The Form, Not Function show at the Carnegie Center for Art and History in New Albany IN is more than halfway through its run and I have finally managed to see and photograph it at leisure. I wrote last month about the winner of the social and political commentary award, but now let me mention some of the other pieces that I particularly liked.
I think the quilt medium is particularly conducive to abstract and geometric design, especially in pieced quilts, and this year's FNF seemed to have plenty of excellent examples.
Here's another award-winner, this one that I helped choose, given by River City Fiber Artists, my longtime small quilt support group. It's a classic example of using a recurring motif in different sizes and values, an exercise that you might encounter in a workshop but substantial enough to work with for a long time (as I infer Heather has done, since this is already number six). Note how the use of neutrals adds so much interest and sophistication to the monochrome color scheme.
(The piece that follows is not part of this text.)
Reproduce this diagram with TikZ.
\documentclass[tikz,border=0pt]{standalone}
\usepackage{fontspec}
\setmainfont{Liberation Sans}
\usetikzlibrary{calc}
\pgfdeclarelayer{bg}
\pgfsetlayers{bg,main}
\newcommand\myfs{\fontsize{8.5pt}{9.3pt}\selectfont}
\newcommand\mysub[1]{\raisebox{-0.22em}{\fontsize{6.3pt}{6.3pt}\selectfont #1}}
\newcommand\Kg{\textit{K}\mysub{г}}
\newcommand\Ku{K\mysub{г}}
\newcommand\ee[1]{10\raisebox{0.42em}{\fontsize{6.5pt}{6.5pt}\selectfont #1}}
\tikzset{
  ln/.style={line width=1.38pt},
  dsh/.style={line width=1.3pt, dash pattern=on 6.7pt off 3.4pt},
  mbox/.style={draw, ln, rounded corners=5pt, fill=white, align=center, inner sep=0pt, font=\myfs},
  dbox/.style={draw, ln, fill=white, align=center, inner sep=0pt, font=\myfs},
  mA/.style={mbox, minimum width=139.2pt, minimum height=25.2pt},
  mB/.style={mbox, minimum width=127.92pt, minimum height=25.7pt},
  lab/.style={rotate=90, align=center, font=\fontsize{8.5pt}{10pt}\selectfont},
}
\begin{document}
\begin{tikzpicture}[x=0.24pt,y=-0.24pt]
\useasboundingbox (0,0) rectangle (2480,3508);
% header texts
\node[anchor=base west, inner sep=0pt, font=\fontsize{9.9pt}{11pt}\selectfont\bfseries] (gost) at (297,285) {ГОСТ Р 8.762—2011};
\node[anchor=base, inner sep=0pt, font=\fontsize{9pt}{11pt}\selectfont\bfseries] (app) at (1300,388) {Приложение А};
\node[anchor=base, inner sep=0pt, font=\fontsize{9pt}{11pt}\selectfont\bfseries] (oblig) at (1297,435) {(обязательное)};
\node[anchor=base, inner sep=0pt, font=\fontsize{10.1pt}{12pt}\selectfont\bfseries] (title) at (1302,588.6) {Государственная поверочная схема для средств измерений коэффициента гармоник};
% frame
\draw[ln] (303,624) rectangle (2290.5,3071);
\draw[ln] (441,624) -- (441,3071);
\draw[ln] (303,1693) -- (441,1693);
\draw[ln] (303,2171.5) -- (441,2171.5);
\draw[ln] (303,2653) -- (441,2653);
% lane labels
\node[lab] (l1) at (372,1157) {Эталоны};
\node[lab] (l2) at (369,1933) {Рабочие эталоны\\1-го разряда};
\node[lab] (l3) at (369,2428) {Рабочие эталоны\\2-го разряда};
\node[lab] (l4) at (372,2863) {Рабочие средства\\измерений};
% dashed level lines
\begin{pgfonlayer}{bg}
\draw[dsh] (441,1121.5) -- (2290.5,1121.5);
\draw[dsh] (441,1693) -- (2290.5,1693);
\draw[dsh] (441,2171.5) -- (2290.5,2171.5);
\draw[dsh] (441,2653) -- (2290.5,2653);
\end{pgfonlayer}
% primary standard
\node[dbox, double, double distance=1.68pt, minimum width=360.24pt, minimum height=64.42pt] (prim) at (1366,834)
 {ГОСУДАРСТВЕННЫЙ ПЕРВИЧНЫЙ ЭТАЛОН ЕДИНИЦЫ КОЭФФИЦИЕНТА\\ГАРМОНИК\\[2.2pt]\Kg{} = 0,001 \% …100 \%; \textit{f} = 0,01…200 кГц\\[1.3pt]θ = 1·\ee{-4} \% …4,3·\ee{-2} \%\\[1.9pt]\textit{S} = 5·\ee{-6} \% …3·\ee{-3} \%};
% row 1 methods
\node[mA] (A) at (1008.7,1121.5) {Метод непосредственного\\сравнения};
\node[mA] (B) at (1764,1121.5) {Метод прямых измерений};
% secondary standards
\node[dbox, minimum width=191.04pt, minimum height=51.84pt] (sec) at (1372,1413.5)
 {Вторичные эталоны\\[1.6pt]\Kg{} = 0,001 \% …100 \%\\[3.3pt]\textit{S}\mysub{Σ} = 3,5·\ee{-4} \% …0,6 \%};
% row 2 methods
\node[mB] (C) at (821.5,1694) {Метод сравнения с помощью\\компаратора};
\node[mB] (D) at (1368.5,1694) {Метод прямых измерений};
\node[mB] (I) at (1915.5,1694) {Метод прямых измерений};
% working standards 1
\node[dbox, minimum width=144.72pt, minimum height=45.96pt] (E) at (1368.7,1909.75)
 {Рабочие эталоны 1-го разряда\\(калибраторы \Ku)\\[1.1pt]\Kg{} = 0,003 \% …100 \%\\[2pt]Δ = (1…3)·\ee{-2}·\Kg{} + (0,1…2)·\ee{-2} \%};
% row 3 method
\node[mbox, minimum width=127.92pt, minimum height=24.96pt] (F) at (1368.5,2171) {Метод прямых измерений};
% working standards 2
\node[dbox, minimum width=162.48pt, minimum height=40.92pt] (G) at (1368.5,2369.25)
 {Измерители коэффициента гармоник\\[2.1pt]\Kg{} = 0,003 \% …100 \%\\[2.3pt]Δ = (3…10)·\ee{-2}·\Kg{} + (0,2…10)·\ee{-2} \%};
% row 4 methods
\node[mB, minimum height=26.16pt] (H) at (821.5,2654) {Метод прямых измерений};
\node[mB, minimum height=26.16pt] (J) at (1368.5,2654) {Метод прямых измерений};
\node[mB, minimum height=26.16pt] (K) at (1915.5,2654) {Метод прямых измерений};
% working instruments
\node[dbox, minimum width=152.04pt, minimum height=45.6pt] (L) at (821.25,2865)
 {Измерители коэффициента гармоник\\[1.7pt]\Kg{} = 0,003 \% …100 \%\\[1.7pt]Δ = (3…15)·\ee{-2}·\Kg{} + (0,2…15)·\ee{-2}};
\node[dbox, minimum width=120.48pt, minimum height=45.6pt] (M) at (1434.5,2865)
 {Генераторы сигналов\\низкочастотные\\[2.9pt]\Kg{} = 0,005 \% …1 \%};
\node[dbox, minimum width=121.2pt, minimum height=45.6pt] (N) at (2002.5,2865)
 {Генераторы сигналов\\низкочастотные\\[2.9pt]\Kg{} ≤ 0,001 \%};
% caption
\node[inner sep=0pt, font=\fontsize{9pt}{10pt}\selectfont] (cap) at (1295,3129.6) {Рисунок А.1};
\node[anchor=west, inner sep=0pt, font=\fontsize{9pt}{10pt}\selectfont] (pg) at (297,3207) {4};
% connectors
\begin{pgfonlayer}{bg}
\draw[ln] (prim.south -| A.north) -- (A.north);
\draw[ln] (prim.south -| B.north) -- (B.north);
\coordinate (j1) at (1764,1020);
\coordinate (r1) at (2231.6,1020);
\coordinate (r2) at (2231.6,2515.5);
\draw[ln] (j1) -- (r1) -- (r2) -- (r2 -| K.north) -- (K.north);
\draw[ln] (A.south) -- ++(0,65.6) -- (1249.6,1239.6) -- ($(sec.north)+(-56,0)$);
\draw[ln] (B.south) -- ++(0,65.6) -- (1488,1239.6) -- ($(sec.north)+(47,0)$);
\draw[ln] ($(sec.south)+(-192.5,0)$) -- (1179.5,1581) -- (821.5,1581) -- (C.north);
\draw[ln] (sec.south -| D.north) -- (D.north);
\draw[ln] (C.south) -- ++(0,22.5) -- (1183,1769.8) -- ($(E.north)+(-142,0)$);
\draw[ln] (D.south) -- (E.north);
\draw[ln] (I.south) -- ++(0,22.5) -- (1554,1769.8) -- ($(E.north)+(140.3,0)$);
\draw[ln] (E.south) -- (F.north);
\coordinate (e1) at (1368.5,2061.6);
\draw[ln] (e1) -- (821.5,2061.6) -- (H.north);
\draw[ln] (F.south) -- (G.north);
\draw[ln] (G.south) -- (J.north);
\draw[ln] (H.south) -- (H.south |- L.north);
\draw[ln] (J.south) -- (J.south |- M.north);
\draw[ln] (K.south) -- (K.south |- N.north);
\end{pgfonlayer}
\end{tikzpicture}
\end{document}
A similar character -- mysterious shapes huddled on a white background -- is found in this piece by Gail Baar, an artist whose work I have seen in person several times and admired for a several years. But unlike Karen's white background, which was framed in yellow and olive, Gail's white background had the misfortune of being hung on a white wall and it was hard to tell where the quilt stopped and the wall started. I think that hung on a colored or gray wall this quilt would sing a lot louder than it did here.
Finally, I liked this quirky smallish piece, not just for its strong design but for its wide variety of fabrics. Different materials (silk, velveteen, damask, cotton), some commercial prints, some hand-dyed and painted, some recycled. The different shades of black in the background are particularly effective.